Task requirements:
Exactly and only the lines from the one containing "Rebuild this chart" through the one containing "ax.set_ylim(-7, 107)" belong in your copy. Pictures do not.

Material for this task:
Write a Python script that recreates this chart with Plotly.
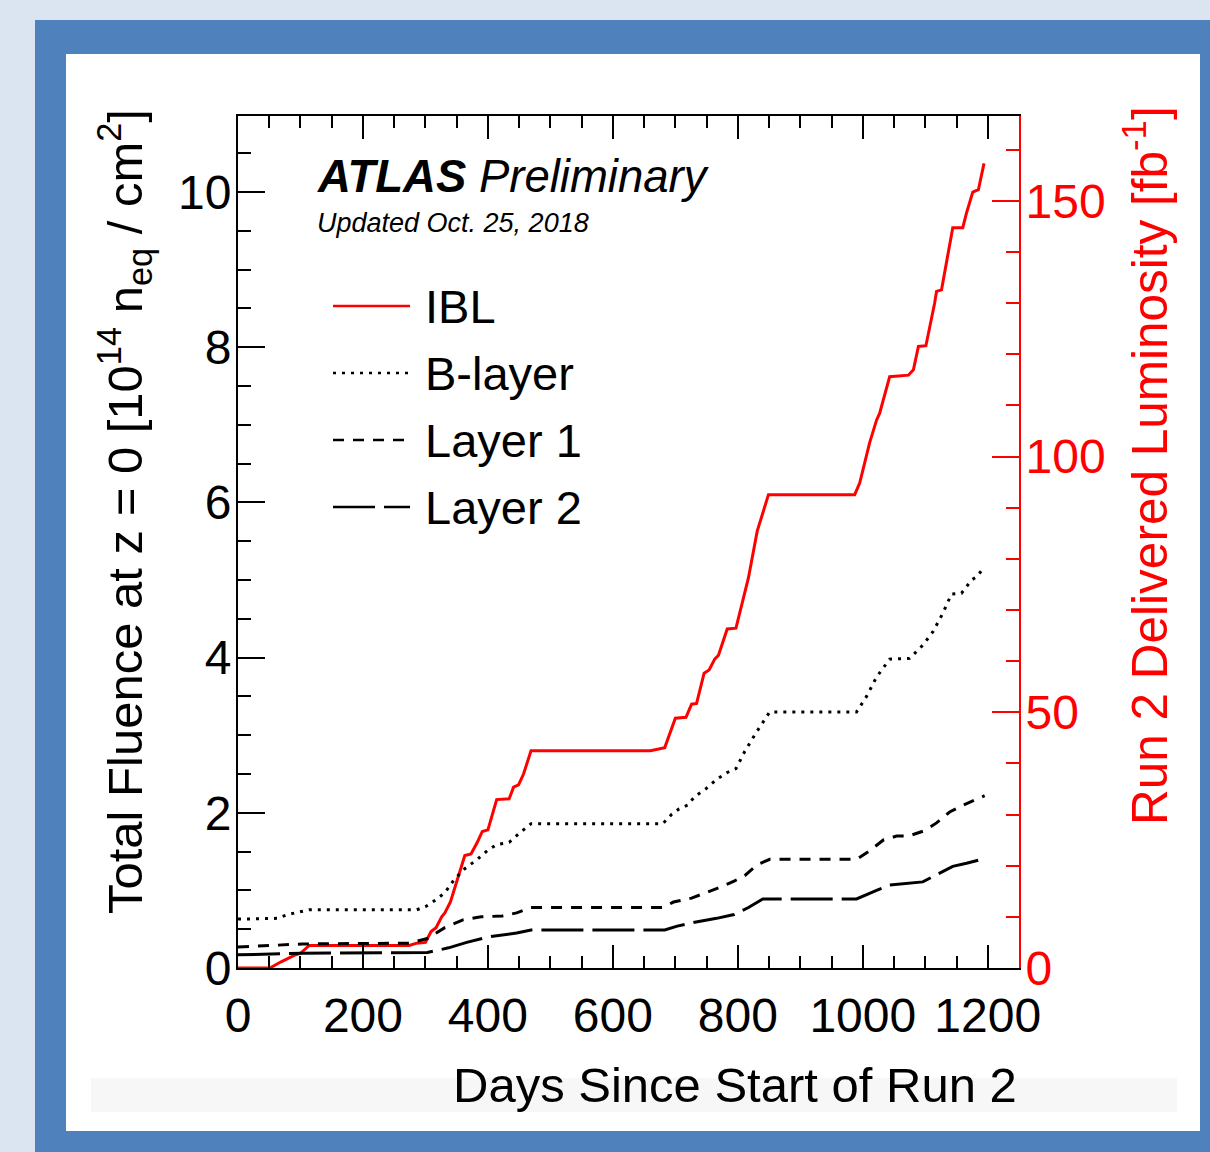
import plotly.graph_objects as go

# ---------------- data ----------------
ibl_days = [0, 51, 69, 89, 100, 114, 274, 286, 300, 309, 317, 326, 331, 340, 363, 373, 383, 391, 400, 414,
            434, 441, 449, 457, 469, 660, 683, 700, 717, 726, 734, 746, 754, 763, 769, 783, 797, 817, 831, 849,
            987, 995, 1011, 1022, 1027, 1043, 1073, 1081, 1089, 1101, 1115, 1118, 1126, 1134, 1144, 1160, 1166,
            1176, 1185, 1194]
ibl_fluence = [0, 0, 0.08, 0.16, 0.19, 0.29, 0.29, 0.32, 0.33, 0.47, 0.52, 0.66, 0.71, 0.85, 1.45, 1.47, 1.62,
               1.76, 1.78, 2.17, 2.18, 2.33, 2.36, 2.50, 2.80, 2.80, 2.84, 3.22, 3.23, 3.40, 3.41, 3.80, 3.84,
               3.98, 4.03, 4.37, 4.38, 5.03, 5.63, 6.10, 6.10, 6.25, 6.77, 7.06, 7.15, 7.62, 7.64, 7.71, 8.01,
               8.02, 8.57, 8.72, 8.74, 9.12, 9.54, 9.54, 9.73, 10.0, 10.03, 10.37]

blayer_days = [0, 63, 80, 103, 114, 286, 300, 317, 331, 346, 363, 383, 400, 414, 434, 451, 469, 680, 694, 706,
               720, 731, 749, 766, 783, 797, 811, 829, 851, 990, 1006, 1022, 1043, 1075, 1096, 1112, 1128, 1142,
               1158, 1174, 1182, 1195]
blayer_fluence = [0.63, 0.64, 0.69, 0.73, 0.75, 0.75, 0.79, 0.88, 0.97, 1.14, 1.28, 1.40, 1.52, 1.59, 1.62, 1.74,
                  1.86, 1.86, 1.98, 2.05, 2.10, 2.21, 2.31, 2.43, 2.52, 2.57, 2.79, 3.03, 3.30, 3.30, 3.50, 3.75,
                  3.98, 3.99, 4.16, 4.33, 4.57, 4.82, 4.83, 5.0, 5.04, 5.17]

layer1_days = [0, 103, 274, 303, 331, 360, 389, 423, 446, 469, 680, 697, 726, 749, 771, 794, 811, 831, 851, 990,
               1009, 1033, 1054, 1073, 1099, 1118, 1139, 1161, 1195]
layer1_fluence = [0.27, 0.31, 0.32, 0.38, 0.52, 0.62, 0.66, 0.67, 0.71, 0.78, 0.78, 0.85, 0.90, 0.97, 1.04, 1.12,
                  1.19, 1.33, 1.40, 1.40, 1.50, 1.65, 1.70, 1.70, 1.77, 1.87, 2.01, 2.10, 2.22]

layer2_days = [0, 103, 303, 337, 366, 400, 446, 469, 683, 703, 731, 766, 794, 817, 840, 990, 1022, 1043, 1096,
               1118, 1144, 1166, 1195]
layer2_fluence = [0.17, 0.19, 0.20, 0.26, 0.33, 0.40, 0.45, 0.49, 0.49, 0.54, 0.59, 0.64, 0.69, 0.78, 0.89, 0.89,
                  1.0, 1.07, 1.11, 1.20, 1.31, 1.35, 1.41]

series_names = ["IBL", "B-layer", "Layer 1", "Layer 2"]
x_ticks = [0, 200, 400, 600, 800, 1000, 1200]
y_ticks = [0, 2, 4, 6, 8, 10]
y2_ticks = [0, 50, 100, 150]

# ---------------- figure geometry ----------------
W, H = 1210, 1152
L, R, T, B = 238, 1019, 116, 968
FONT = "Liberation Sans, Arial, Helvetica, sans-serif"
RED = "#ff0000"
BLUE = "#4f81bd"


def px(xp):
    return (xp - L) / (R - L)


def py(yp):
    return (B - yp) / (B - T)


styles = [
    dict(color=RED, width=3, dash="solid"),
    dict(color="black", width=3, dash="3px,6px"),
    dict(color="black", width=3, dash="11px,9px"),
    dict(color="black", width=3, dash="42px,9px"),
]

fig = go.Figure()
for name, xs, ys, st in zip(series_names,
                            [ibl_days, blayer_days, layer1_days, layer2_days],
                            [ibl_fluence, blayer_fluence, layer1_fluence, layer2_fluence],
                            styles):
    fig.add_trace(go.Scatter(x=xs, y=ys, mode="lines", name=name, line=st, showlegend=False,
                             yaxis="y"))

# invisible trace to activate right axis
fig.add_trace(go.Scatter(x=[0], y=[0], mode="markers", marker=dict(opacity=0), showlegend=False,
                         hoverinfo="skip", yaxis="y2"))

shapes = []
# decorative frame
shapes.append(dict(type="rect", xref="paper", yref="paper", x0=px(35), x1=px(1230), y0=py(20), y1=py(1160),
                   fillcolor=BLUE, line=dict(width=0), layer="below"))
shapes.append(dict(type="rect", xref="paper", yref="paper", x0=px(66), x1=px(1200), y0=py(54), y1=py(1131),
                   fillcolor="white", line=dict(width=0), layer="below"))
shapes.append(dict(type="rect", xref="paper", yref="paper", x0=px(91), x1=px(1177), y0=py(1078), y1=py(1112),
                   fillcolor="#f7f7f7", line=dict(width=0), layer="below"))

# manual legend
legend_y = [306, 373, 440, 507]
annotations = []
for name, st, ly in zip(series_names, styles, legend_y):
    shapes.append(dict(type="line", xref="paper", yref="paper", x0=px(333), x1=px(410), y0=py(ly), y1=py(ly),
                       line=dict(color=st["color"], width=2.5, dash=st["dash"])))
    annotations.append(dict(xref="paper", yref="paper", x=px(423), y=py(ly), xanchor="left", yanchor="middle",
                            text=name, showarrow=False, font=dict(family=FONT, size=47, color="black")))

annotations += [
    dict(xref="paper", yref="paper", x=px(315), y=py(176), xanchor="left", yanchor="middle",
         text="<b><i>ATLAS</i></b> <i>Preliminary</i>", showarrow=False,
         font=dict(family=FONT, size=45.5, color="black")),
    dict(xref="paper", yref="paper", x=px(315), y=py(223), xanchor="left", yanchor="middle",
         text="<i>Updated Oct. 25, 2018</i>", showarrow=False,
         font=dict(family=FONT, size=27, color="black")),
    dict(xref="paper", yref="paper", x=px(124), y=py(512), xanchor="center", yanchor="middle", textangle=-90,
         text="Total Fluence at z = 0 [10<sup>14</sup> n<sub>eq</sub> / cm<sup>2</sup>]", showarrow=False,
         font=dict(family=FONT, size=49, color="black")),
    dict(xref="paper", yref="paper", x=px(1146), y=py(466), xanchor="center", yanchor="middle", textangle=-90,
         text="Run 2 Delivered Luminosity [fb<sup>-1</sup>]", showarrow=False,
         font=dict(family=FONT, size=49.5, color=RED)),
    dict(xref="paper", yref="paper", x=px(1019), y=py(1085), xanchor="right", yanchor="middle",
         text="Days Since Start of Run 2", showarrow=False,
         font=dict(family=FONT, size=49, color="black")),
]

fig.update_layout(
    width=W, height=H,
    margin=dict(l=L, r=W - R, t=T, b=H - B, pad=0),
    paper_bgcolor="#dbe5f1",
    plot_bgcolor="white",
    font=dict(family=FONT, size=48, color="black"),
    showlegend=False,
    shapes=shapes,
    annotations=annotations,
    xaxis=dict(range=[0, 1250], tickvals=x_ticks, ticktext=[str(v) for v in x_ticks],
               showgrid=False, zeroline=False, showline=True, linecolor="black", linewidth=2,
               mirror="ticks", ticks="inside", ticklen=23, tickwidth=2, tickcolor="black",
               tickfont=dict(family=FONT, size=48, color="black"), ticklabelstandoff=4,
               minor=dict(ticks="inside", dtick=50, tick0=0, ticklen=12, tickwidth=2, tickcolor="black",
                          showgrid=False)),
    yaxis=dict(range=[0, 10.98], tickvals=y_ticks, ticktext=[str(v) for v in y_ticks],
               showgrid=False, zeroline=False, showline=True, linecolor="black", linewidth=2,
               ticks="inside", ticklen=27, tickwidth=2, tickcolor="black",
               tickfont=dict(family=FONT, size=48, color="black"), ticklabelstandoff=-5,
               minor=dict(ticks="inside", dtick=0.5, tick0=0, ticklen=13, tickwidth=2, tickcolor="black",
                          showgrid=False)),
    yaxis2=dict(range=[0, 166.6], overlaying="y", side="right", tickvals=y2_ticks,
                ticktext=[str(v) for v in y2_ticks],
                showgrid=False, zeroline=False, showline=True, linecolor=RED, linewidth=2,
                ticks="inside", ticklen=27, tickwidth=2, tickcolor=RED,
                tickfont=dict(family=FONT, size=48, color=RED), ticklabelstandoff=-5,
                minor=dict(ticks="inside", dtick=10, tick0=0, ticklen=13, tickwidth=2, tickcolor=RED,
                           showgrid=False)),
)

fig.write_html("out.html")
...
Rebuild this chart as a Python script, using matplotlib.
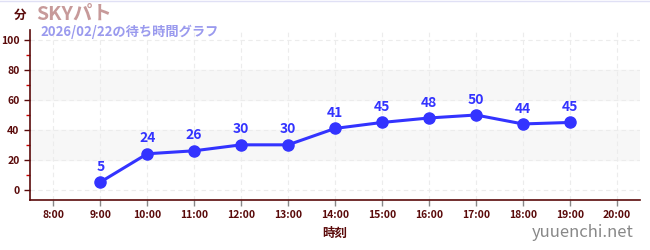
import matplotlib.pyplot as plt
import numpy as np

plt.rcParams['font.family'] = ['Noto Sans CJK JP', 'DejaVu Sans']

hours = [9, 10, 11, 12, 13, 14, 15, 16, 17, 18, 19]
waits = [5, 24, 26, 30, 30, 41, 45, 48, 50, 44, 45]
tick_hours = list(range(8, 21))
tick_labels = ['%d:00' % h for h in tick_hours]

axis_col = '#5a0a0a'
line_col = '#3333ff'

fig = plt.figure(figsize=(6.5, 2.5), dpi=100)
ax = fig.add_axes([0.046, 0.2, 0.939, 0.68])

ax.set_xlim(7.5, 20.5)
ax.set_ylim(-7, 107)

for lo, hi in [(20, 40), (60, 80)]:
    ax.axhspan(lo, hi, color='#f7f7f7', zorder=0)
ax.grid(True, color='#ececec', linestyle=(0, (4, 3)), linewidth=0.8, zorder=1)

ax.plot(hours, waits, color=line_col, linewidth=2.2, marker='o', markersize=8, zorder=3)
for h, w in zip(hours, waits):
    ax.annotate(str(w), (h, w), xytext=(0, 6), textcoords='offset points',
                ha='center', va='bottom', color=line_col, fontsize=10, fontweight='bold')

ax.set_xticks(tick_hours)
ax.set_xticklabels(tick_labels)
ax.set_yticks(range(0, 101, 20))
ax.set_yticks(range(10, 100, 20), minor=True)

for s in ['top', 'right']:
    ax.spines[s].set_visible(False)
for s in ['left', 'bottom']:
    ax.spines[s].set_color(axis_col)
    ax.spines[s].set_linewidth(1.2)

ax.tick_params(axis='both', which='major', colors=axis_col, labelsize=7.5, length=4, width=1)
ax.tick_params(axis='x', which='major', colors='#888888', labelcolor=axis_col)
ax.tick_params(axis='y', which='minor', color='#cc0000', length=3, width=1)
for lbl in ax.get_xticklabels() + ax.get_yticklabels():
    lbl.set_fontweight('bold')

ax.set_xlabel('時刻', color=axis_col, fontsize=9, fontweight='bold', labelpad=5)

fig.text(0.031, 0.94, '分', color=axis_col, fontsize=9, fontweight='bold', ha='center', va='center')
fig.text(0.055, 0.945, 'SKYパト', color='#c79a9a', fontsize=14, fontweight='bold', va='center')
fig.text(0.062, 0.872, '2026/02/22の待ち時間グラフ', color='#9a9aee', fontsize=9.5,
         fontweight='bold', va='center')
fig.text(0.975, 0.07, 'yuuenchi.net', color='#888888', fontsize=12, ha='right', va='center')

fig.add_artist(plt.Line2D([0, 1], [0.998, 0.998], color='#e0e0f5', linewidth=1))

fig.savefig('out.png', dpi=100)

Solved exercise:
Rebuild this chart as a Python script, using matplotlib.
import matplotlib.pyplot as plt
import numpy as np

plt.rcParams['font.family'] = ['Noto Sans CJK JP', 'DejaVu Sans']

hours = [9, 10, 11, 12, 13, 14, 15, 16, 17, 18, 19]
waits = [5, 24, 26, 30, 30, 41, 45, 48, 50, 44, 45]
tick_hours = list(range(8, 21))
tick_labels = ['%d:00' % h for h in tick_hours]

axis_col = '#5a0a0a'
line_col = '#3333ff'

fig = plt.figure(figsize=(6.5, 2.5), dpi=100)
ax = fig.add_axes([0.046, 0.2, 0.939, 0.68])

ax.set_xlim(7.5, 20.5)
ax.set_ylim(-7, 107)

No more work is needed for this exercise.